I blink at her. “You remember when I was born?”
“Of course.” She smiles. “It was the end of September, the 30th. The leaves were falling and the trees looked so pretty. Your hair was the perfect color for the day you were born.”
“I guess I have an actual birthdate,” I murmur.
“I got to keep you for the longest,” she says with a smile. “Until you were 3 years old. That’s when I had to go with Steve and leave you with the Hamiltons. I made Colleen promise she would look after you as if you were hers.”
“She did.” I leave out the part about almost dying of malnutrition.
It seems like that was on Barrister. Colleen still did whatever she could.
I know I wouldn’t have survived if she hadn’t helped me.
I could have been sold to a creep.
That didn’t happen.
“After that …” she sighs. “I don’t remember everything. I’ve been in this room for a long time. Almost 24 years, I guess. I’ll be 47 on my next birthday. I know that.”
That means she had me when she was 20 years old.
She was so young when she was stolen.
“When’s your next birthday?”
“It’s the 1st of January. The New Year’s Eve countdown always felt special to me.”
She pulls out a thin trenchcoat and slips it on over her dress.
“I wondered if I’d ever get to wear this again. Still fits like a glove.”
She pulls out the rest of the items from the closet and sets them down on the sheet.
Then, she moves around to where her baby is sitting ready to go in her carrier.
“I think that’s everything. I guess I should give you a new name, little one.”
She looks at the baby and for a moment I’m sure she’s about to cry.
It makes a lump grow in my own throat.
“I get to keep you. Thank God for that.”
She looks back at us. “Okay. Let’s get out of this basement. I never want to see it again.”

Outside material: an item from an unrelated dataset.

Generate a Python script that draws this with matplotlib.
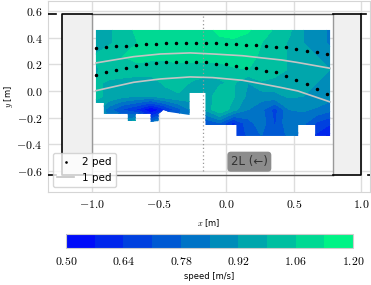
import numpy as np
import matplotlib
matplotlib.use("Agg")
import matplotlib.pyplot as plt
from matplotlib.patches import Polygon, Rectangle
from matplotlib.ticker import FuncFormatter, MultipleLocator

plt.rcParams["mathtext.fontset"] = "cm"
plt.rcParams["font.family"] = "DejaVu Sans"

# speed field (m/s), rows from top (y=0.46) to bottom (y=-0.34)
grid_x = [-0.97, -0.87, -0.77, -0.66, -0.56, -0.46, -0.36, -0.25, -0.15,
          -0.05, 0.05, 0.16, 0.26, 0.36, 0.47, 0.57, 0.67, 0.77]
grid_y = [0.46, 0.36, 0.26, 0.16, 0.06, -0.04, -0.14, -0.24, -0.34]
speed = [
    [0.92, 0.98, 1.02, 1.08, 1.10, 1.10, 1.10, 1.10, 1.12, 1.14, 1.15, 1.14, 1.10, 1.05, 1.00, 0.92, 0.88, 0.84],
    [0.94, 0.98, 1.02, 1.06, 1.08, 1.10, 1.10, 1.10, 1.12, 1.12, 1.12, 1.10, 1.06, 1.02, 0.98, 0.92, 0.88, 0.84],
    [1.00, 1.04, 1.06, 1.08, 1.08, 1.08, 1.08, 1.08, 1.10, 1.10, 1.10, 1.08, 1.05, 1.03, 0.98, 0.94, 0.92, 0.88],
    [0.98, 1.02, 1.04, 1.04, 1.02, 1.02, 1.04, 1.04, 1.02, 1.02, 1.05, 1.06, 1.05, 1.03, 0.98, 0.95, 0.93, 0.92],
    [1.00, 0.98, 0.96, 0.94, 0.96, 1.00, 1.02, 0.98, 0.96, 0.98, 1.00, 0.92, 0.98, 0.96, 0.95, 0.93, 0.92, 0.90],
    [1.00, 0.98, 0.94, 0.92, 0.92, 0.96, 0.98, 0.95, 0.95, 1.04, 1.00, 0.90, 0.88, 0.90, 0.93, 0.92, 0.90, 0.88],
    [0.96, 0.80, 0.70, 0.62, 0.49, 0.62, 0.75, 0.88, 0.94, 1.06, 0.95, 0.85, 0.80, 0.68, 0.85, 0.86, 0.84, 0.80],
    [0.95, 0.85, 0.90, 1.02, 0.80, 0.95, 0.80, 0.85, 0.72, 0.78, 0.62, 0.75, 0.82, 0.70, 0.85, 0.80, 0.70, 0.65],
    [0.90, 0.85, 0.90, 0.95, 0.85, 0.90, 0.80, 0.80, 0.75, 0.70, 0.65, 0.72, 0.78, 0.72, 0.80, 0.75, 0.62, 0.55],
]

# outline of the measured area
region_x = [-0.97, 0.77, 0.77, 0.659, 0.659, 0.533, 0.533, 0.074, 0.074, -0.156,
            -0.156, -0.274, -0.274, -0.43, -0.467, -0.504, -0.504, -0.563, -0.563,
            -0.674, -0.674, -0.733, -0.733, -0.911, -0.911, -0.97]
region_y = [0.457, 0.457, -0.337, -0.337, -0.255, -0.255, -0.337, -0.337, -0.255, -0.255,
            -0.015, -0.015, -0.18, -0.157, -0.142, -0.172, -0.225, -0.232, -0.172,
            -0.172, -0.225, -0.225, -0.172, -0.172, -0.09, -0.09]

# 2 ped positions
ped2_x = [-0.97, -0.895, -0.82, -0.745, -0.67, -0.60, -0.525, -0.45, -0.375, -0.30,
          -0.225, -0.15, -0.08, 0.0, 0.07, 0.145, 0.22, 0.295, 0.37, 0.445,
          0.52, 0.595, 0.67, 0.745]
ped2_y_upper = [0.320, 0.330, 0.335, 0.339, 0.347, 0.352, 0.354, 0.357, 0.360, 0.358,
                0.357, 0.362, 0.357, 0.354, 0.354, 0.347, 0.345, 0.335, 0.330, 0.327,
                0.315, 0.302, 0.290, 0.275]
ped2_y_lower = [0.120, 0.140, 0.160, 0.175, 0.190, 0.202, 0.210, 0.215, 0.219, 0.219,
                0.217, 0.215, 0.202, 0.200, 0.187, 0.175, 0.175, 0.150, 0.140, 0.112,
                0.082, 0.052, 0.015, -0.022]

# 1 ped trajectories
ped1_x = [-0.97, -0.69, -0.49, -0.27, -0.10, 0.12, 0.27, 0.41, 0.53, 0.77]
ped1_y_upper = [0.210, 0.257, 0.277, 0.285, 0.277, 0.264, 0.247, 0.232, 0.213, 0.170]
ped1_y_lower = [0.002, 0.065, 0.090, 0.105, 0.100, 0.080, 0.052, 0.025, 0.000, -0.082]

levels = [0.50, 0.57, 0.64, 0.71, 0.78, 0.85, 0.92, 0.99, 1.06, 1.13, 1.20]
cbar_ticks = [0.50, 0.64, 0.78, 0.92, 1.06, 1.20]

fig = plt.figure(figsize=(3.71, 2.85), dpi=100)
ax = fig.add_axes([0.1294, 0.3263, 0.8666, 0.6702])
cax = fig.add_axes([0.1779, 0.1298, 0.7736, 0.0491])

ax.set_xlim(-1.326, 1.063)
ax.set_ylim(-0.757, 0.674)
ax.xaxis.set_major_locator(MultipleLocator(0.5))
ax.yaxis.set_major_locator(MultipleLocator(0.2))
ax.grid(True, color="#dddddd", lw=1.0, zorder=0)
ax.set_axisbelow(True)
for s in ax.spines.values():
    s.set_color("#d5d5d5")
ax.tick_params(length=0, labelsize=8.5, pad=4)
ax.xaxis.set_major_formatter(FuncFormatter(lambda v, p: f"${v:.1f}$"))
ax.yaxis.set_major_formatter(FuncFormatter(lambda v, p: f"${v:.1f}$"))
ax.set_xlabel("$x$ [m]", fontsize=6, labelpad=5)
ax.set_ylabel("$y$ [m]", fontsize=6, labelpad=1)

# geometry
y_top, y_bot = 0.575, -0.63
for x0, x1 in [(-1.22, -1.0), (0.79, 1.0)]:
    ax.add_patch(Rectangle((x0, y_bot), x1 - x0, y_top - y_bot,
                           facecolor="#f0f0f0", edgecolor="none", zorder=1))
ax.plot([-1.0, -1.0], [y_bot, y_top], color="#999999", lw=1.0, zorder=2)
ax.plot([0.79, 0.79], [y_bot, y_top], color="#999999", lw=1.0, zorder=2)
ax.plot([-1.0, 0.79], [y_top, y_top], color="#555555", lw=1.0, zorder=2)
ax.plot([-1.0, 0.79], [y_bot, y_bot], color="#555555", lw=1.0, zorder=2)
ax.plot([-1.0, -1.22, -1.22, -1.0], [y_top, y_top, y_bot, y_bot], color="black", lw=1.2, zorder=3)
ax.plot([0.79, 1.0, 1.0, 0.79], [y_top, y_top, y_bot, y_bot], color="black", lw=1.2, zorder=3)
ax.plot([1.0, 1.035], [y_top, y_top], color="black", lw=1.2, zorder=3)
ax.plot([-1.33, -1.27], [y_top, y_top], color="black", lw=1.2, zorder=3)
ax.plot([-1.33, -1.27], [y_bot, y_bot], color="black", lw=1.2, zorder=3)
ax.plot([1.055, 1.07], [y_bot, y_bot], color="black", lw=1.2, zorder=3)

# speed field clipped to measured area
X, Y = np.meshgrid(grid_x, grid_y)
area = Polygon(np.column_stack([region_x, region_y]), closed=True,
               facecolor="none", edgecolor="none")
ax.add_patch(area)
cs = ax.contourf(X, Y, np.array(speed), levels=levels, cmap="winter", zorder=4)
cs.set_clip_path(area)

ax.plot([-0.173, -0.173], [0.56, -0.60], color="#999999", ls=(0, (1, 2)), lw=0.9, zorder=5)

ax.plot(ped1_x, ped1_y_upper, color="#c4c4c4", lw=1.2, zorder=6, label="1 ped")
ax.plot(ped1_x, ped1_y_lower, color="#c4c4c4", lw=1.2, zorder=6)
ax.plot(ped2_x, ped2_y_upper, "o", color="black", ms=1.5, zorder=7, label="2 ped")
ax.plot(ped2_x, ped2_y_lower, "o", color="black", ms=1.5, zorder=7)

handles, labels = ax.get_legend_handles_labels()
leg = ax.legend(handles[::-1], labels[::-1], loc="lower left", fontsize=7.5,
                handlelength=1.6, markerscale=0.6, edgecolor="#cccccc", fancybox=True)
leg.set_zorder(10)

ax.text(0.17, -0.53, "2L (←)", fontsize=8.5, color="#333333", ha="center", va="center",
        bbox=dict(boxstyle="round,pad=0.3", facecolor="#8c8c8c", edgecolor="none"), zorder=8)

cb = fig.colorbar(cs, cax=cax, orientation="horizontal", ticks=cbar_ticks)
cb.outline.set_edgecolor("#cccccc")
cb.ax.tick_params(length=0, labelsize=8.5, pad=5)
cb.ax.xaxis.set_major_formatter(FuncFormatter(lambda v, p: f"${v:.2f}$"))
cb.set_label("speed [m/s]", fontsize=6, labelpad=3)

fig.savefig("out.png", dpi=100)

Falcon picks up her bundle of personal items, and I lead us out of the basement.
My mother seems so happy when we get outside.
She stops and looks up at the sky.
“It’s the moon, little one. What do you think about that?”
She sighs as she looks around. “It’s so pretty out here.”
“It’s even prettier in Cressidan City,” I tell her, making her smile.
“Wait. Is that where you live? Are we headed back to the city?”
She sounds so excited.
“It is. It might not be what you expect, but it is the city.
“Finally,” she says. “I’m going home.”